Starting at the top of the listing, extract every line up to and including the one with "n_years = 15". Pictures stay out of the copy.

★ ★ ★ ★ ★ ★ ★

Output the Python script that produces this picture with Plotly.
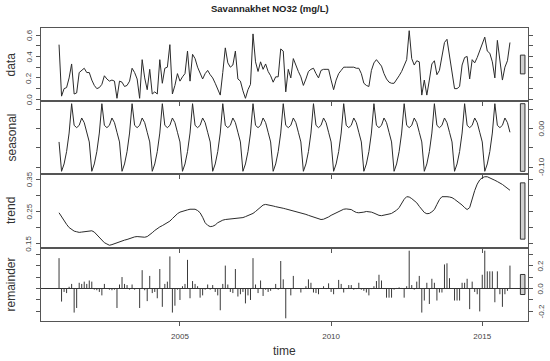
import plotly.graph_objects as go

# ---------------- data (monthly, Jan 2001 - Dec 2015) ----------------
start_year = 2001
n_years = 15

data_values = [
    0.51, 0.03, 0.10, 0.11, 0.20, 0.33, 0.05, 0.06, 0.25, 0.27, 0.29, 0.25,
    0.25, 0.18, 0.13, 0.10, 0.11, 0.14, 0.22, 0.19, 0.17, 0.18, 0.17, 0.01,
    0.17, 0.16, 0.12, 0.13, 0.17, 0.29, 0.25, 0.19, 0.01, 0.37, 0.20, 0.09,
    0.28, 0.05, 0.07, 0.05, 0.37, 0.15, 0.29, 0.30, 0.51, 0.05, 0.13, 0.24,
    0.17, 0.21, 0.24, 0.45, 0.17, 0.42, 0.38, 0.30, 0.25, 0.19, 0.24, 0.27,
    0.23, 0.20, 0.15, 0.10, 0.04, 0.25, 0.48, 0.34, 0.30, 0.32, 0.45, 0.19,
    0.17, 0.08, 0.01, 0.09, 0.14, 0.61, 0.35, 0.26, 0.35, 0.28, 0.33, 0.26,
    0.22, 0.16, 0.21, 0.21, 0.47, 0.45, 0.07, 0.28, 0.20, 0.38, 0.31, 0.26,
    0.21, 0.13, 0.19, 0.26, 0.28, 0.29, 0.24, 0.20, 0.27, 0.28, 0.28, 0.28,
    0.18, 0.09, 0.18, 0.24, 0.27, 0.30, 0.30, 0.30, 0.30, 0.30, 0.29, 0.29,
    0.24, 0.15, 0.13, 0.12, 0.27, 0.34, 0.37, 0.34, 0.31, 0.24, 0.19, 0.16,
    0.15, 0.15, 0.18, 0.22, 0.26, 0.32, 0.37, 0.64, 0.38, 0.32, 0.36, 0.35,
    0.04, 0.18, 0.04, 0.18, 0.33, 0.36, 0.23, 0.27, 0.40, 0.53, 0.56, 0.42,
    0.28, 0.10, 0.10, 0.12, 0.32, 0.39, 0.40, 0.19, 0.37, 0.34, 0.39, 0.45,
    0.52, 0.58, 0.45, 0.43, 0.35, 0.20, 0.55, 0.38, 0.18, 0.30, 0.36, 0.53,
]

seasonal_values = [
    -0.035, -0.111, -0.092, -0.060, -0.012, 0.064, 0.008, 0.002, 0.008, 0.027, 0.015, -0.010,
    -0.035, -0.111, -0.092, -0.060, -0.012, 0.064, 0.008, 0.002, 0.008, 0.027, 0.015, -0.010,
    -0.035, -0.111, -0.092, -0.060, -0.012, 0.064, 0.008, 0.002, 0.008, 0.027, 0.015, -0.010,
    -0.035, -0.111, -0.092, -0.060, -0.012, 0.064, 0.008, 0.002, 0.008, 0.027, 0.015, -0.010,
    -0.035, -0.111, -0.092, -0.060, -0.012, 0.064, 0.008, 0.002, 0.008, 0.027, 0.015, -0.010,
    -0.035, -0.111, -0.092, -0.060, -0.012, 0.064, 0.008, 0.002, 0.008, 0.027, 0.015, -0.010,
    -0.035, -0.111, -0.092, -0.060, -0.012, 0.064, 0.008, 0.002, 0.008, 0.027, 0.015, -0.010,
    -0.035, -0.111, -0.092, -0.060, -0.012, 0.064, 0.008, 0.002, 0.008, 0.027, 0.015, -0.010,
    -0.035, -0.111, -0.092, -0.060, -0.012, 0.064, 0.008, 0.002, 0.008, 0.027, 0.015, -0.010,
    -0.035, -0.111, -0.092, -0.060, -0.012, 0.064, 0.008, 0.002, 0.008, 0.027, 0.015, -0.010,
    -0.035, -0.111, -0.092, -0.060, -0.012, 0.064, 0.008, 0.002, 0.008, 0.027, 0.015, -0.010,
    -0.035, -0.111, -0.092, -0.060, -0.012, 0.064, 0.008, 0.002, 0.008, 0.027, 0.015, -0.010,
    -0.035, -0.111, -0.092, -0.060, -0.012, 0.064, 0.008, 0.002, 0.008, 0.027, 0.015, -0.010,
    -0.035, -0.111, -0.092, -0.060, -0.012, 0.064, 0.008, 0.002, 0.008, 0.027, 0.015, -0.010,
    -0.035, -0.111, -0.092, -0.060, -0.012, 0.064, 0.008, 0.002, 0.008, 0.027, 0.015, -0.010,
]

trend_values = [
    0.246, 0.233, 0.220, 0.210, 0.200, 0.193, 0.189, 0.187, 0.185, 0.186, 0.187, 0.188,
    0.189, 0.190, 0.186, 0.177, 0.168, 0.160, 0.153, 0.149, 0.145, 0.147, 0.150, 0.153,
    0.157, 0.159, 0.161, 0.163, 0.166, 0.169, 0.171, 0.172, 0.171, 0.170, 0.170, 0.172,
    0.177, 0.184, 0.191, 0.197, 0.202, 0.206, 0.211, 0.216, 0.220, 0.228, 0.236, 0.243,
    0.248, 0.251, 0.253, 0.255, 0.257, 0.258, 0.257, 0.253, 0.246, 0.232, 0.215, 0.207,
    0.203, 0.204, 0.208, 0.215, 0.220, 0.223, 0.225, 0.226, 0.227, 0.228, 0.228, 0.229,
    0.229, 0.231, 0.234, 0.237, 0.240, 0.244, 0.250, 0.257, 0.264, 0.270, 0.272, 0.271,
    0.269, 0.267, 0.265, 0.264, 0.262, 0.260, 0.258, 0.256, 0.254, 0.252, 0.250, 0.248,
    0.247, 0.244, 0.241, 0.238, 0.235, 0.232, 0.229, 0.226, 0.225, 0.226, 0.229, 0.233,
    0.238, 0.242, 0.246, 0.250, 0.254, 0.257, 0.258, 0.258, 0.256, 0.251, 0.247, 0.246,
    0.246, 0.248, 0.250, 0.250, 0.248, 0.245, 0.241, 0.238, 0.237, 0.238, 0.240, 0.242,
    0.244, 0.248, 0.254, 0.262, 0.275, 0.288, 0.296, 0.295, 0.290, 0.284, 0.277, 0.266,
    0.255, 0.247, 0.243, 0.244, 0.249, 0.256, 0.272, 0.287, 0.296, 0.297, 0.296, 0.295,
    0.293, 0.288, 0.282, 0.277, 0.270, 0.262, 0.256, 0.262, 0.290, 0.315, 0.335, 0.348,
    0.355, 0.358, 0.358, 0.355, 0.351, 0.347, 0.343, 0.339, 0.334, 0.328, 0.322, 0.316,
]

remainder_values = [
    0.265, -0.114, -0.030, -0.040, 0.015, 0.040, -0.210, -0.170, 0.050, 0.040, 0.060, 0.040,
    0.070, 0.060, -0.010, -0.015, -0.030, -0.060, 0.040, 0.000, -0.010, -0.015, -0.010, -0.170,
    0.035, 0.100, 0.040, 0.030, -0.010, 0.035, -0.010, 0.000, -0.170, 0.160, -0.015, -0.110,
    0.110, -0.040, -0.030, -0.085, 0.170, -0.160, 0.040, 0.060, 0.280, -0.210, -0.150, -0.010,
    -0.100, 0.020, 0.040, 0.250, -0.085, 0.065, 0.040, 0.020, -0.080, -0.060, -0.010, 0.035,
    -0.010, 0.030, -0.030, -0.060, -0.190, 0.040, 0.200, 0.035, -0.030, -0.040, 0.170, -0.070,
    -0.050, -0.030, -0.130, -0.060, -0.100, 0.265, 0.035, -0.040, 0.070, -0.065, -0.010, -0.030,
    -0.020, -0.005, 0.040, -0.010, 0.240, 0.080, -0.260, -0.005, -0.060, 0.110, -0.005, 0.000,
    -0.035, -0.005, 0.020, 0.080, 0.050, -0.035, -0.040, -0.050, 0.000, 0.020, -0.005, 0.045,
    -0.030, -0.050, -0.005, 0.075, 0.040, -0.035, -0.005, 0.030, 0.030, -0.010, -0.005, 0.050,
    -0.010, -0.020, -0.035, -0.060, -0.005, 0.020, 0.065, 0.120, 0.070, -0.005, -0.080, -0.080,
    -0.080, -0.010, 0.005, 0.010, 0.005, -0.080, 0.020, 0.330, 0.030, -0.010, 0.060, 0.110,
    -0.210, -0.105, 0.050, -0.135, 0.085, 0.050, -0.105, -0.035, -0.035, 0.210, 0.220, 0.090,
    0.000, -0.105, -0.105, -0.105, 0.050, 0.050, 0.085, -0.180, 0.060, -0.030, -0.050, -0.200,
    0.120, 0.330, 0.150, 0.150, 0.150, -0.120, 0.150, -0.050, -0.160, -0.050, -0.020, 0.200,
]

panel_labels = ["data", "seasonal", "trend", "remainder"]
x_tick_values = [2005, 2010, 2015]
y_tick_values = [
    [0.0, 0.1, 0.2, 0.3, 0.4, 0.5, 0.6],
    [-0.10, -0.05, 0.00, 0.05],
    [0.15, 0.20, 0.25, 0.30, 0.35],
    [-0.2, -0.1, 0.0, 0.1, 0.2, 0.3],
]
y_tick_texts = [
    ["0.0", "", "0.2", "", "0.4", "", "0.6"],
    ["-0.10", "", "0.00", ""],
    ["0.15", "", "0.25", "", "0.35"],
    ["-0.2", "", "0.0", "", "0.2", ""],
]
title_text = "Savannakhet NO32 (mg/L)"
x_title = "time"

# ---------------- build ----------------
time = [start_year + k / 12 for k in range(12 * n_years)]
series = [data_values, seasonal_values, trend_values, remainder_values]

W, H = 550, 361
x_left_px, x_right_px = 41, 528
panel_edges_px = [28, 101, 174, 248, 321]

def ydom(i):
    top, bot = panel_edges_px[i], panel_edges_px[i + 1]
    return [1 - bot / H, 1 - top / H]

t0, t1 = time[0], time[-1]
span = t1 - t0
x_range = [t0 - 0.04 * span, t1 + 0.04 * span]

LINE = "#2b2b2b"
FRAME = "#555555"
FONT = "Liberation Sans, Arial, sans-serif"
TICKFONT = dict(family=FONT, size=8, color="#444444")

fig = go.Figure()

for i, vals in enumerate(series):
    xa = "x" if i == 0 else f"x{i+1}"
    ya = "y" if i == 0 else f"y{i+1}"
    if i < 3:
        fig.add_trace(go.Scatter(x=time, y=vals, mode="lines",
                                 line=dict(color=LINE, width=1),
                                 xaxis=xa, yaxis=ya, showlegend=False,
                                 hoverinfo="skip"))
    else:
        xs, ys = [], []
        for t, v in zip(time, vals):
            xs += [t, t, None]
            ys += [0, v, None]
        fig.add_trace(go.Scatter(x=xs, y=ys, mode="lines",
                                 line=dict(color="#3a3a3a", width=1),
                                 xaxis=xa, yaxis=ya, showlegend=False,
                                 hoverinfo="skip"))

# ranges (R style: 4 % expansion) and range bars
ranges = [(min(v), max(v)) for v in series]
bar_h = min(hi - lo for lo, hi in ranges)
dx = (x_range[1] - x_range[0]) / 64

layout = dict(
    width=W, height=H,
    margin=dict(l=0, r=0, t=0, b=0),
    paper_bgcolor="white", plot_bgcolor="white",
    showlegend=False,
)

shapes = []
annotations = []
for i in range(4):
    xkey = "xaxis" if i == 0 else f"xaxis{i+1}"
    ykey = "yaxis" if i == 0 else f"yaxis{i+1}"
    xa = "x" if i == 0 else f"x{i+1}"
    ya = "y" if i == 0 else f"y{i+1}"
    lo, hi = ranges[i]
    r = hi - lo
    layout[xkey] = dict(
        domain=[x_left_px / W, x_right_px / W], range=x_range, anchor=ya,
        showline=True, mirror=True, linecolor=FRAME, linewidth=1,
        showgrid=False, zeroline=False,
        ticks="outside", ticklen=4, tickcolor=FRAME, tickwidth=1,
        tickvals=x_tick_values, ticktext=[str(v) for v in x_tick_values],
        showticklabels=(i == 3), tickfont=TICKFONT, ticklabelstandoff=3,
    )
    if i > 0:
        layout[xkey]["matches"] = "x"
    right = (i % 2 == 1)
    layout[ykey] = dict(
        domain=ydom(i), range=[lo - 0.04 * r, hi + 0.04 * r], anchor=xa,
        showline=True, mirror="ticks", linecolor=FRAME, linewidth=1,
        showgrid=False, zeroline=False,
        ticks="outside", ticklen=4, tickcolor=FRAME, tickwidth=1,
        tickvals=y_tick_values[i],
        ticktext=[""] * len(y_tick_values[i]),
    )
    mid = (lo + hi) / 2
    shapes.append(dict(type="rect", xref=xa, yref=ya,
                       x0=x_range[1] - dx, x1=x_range[1] - 0.4 * dx,
                       y0=mid - bar_h / 2, y1=mid + bar_h / 2,
                       fillcolor="#d0d0d0", line=dict(color="#333333", width=1),
                       layer="above"))
    d = ydom(i)
    annotations.append(dict(text=panel_labels[i], xref="paper", yref="paper",
                            x=11 / W, y=(d[0] + d[1]) / 2, showarrow=False,
                            textangle=-90, xanchor="center", yanchor="middle",
                            font=dict(family=FONT, size=12, color="#333333")))
    # rotated y tick labels, placed at the tick values on the labelled side
    label_x = (29 if not right else 541) / W
    for v, txt in zip(y_tick_values[i], y_tick_texts[i]):
        if txt:
            annotations.append(dict(text=txt, xref="paper", yref=ya, x=label_x, y=v,
                                    showarrow=False, textangle=-90,
                                    xanchor="center", yanchor="middle",
                                    font=TICKFONT))

# horizontal zero line in the remainder panel
shapes.append(dict(type="line", xref="x4 domain", yref="y4", x0=0, x1=1, y0=0, y1=0,
                   line=dict(color="#333333", width=1)))

annotations.append(dict(text="<b>" + title_text + "</b>", xref="paper", yref="paper",
                        x=270 / W, y=1 - 9 / H, showarrow=False,
                        xanchor="center", yanchor="middle",
                        font=dict(family=FONT, size=9.5, color="#222222")))
annotations.append(dict(text=x_title, xref="paper", yref="paper",
                        x=284 / W, y=1 - 351 / H, showarrow=False,
                        xanchor="center", yanchor="middle",
                        font=dict(family=FONT, size=12, color="#333333")))

layout["shapes"] = shapes
layout["annotations"] = annotations
fig.update_layout(**layout)

fig.write_html("out.html",
               config={"displayModeBar": False, "staticPlot": True},
               post_script="document.body.style.margin='0px';document.body.style.padding='0px';")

★ ★ ★ ★ ★ ★ ★

● **THE ANSWER**
Output the Python script that produces this picture with Plotly.
import plotly.graph_objects as go

# ---------------- data (monthly, Jan 2001 - Dec 2015) ----------------
start_year = 2001
n_years = 15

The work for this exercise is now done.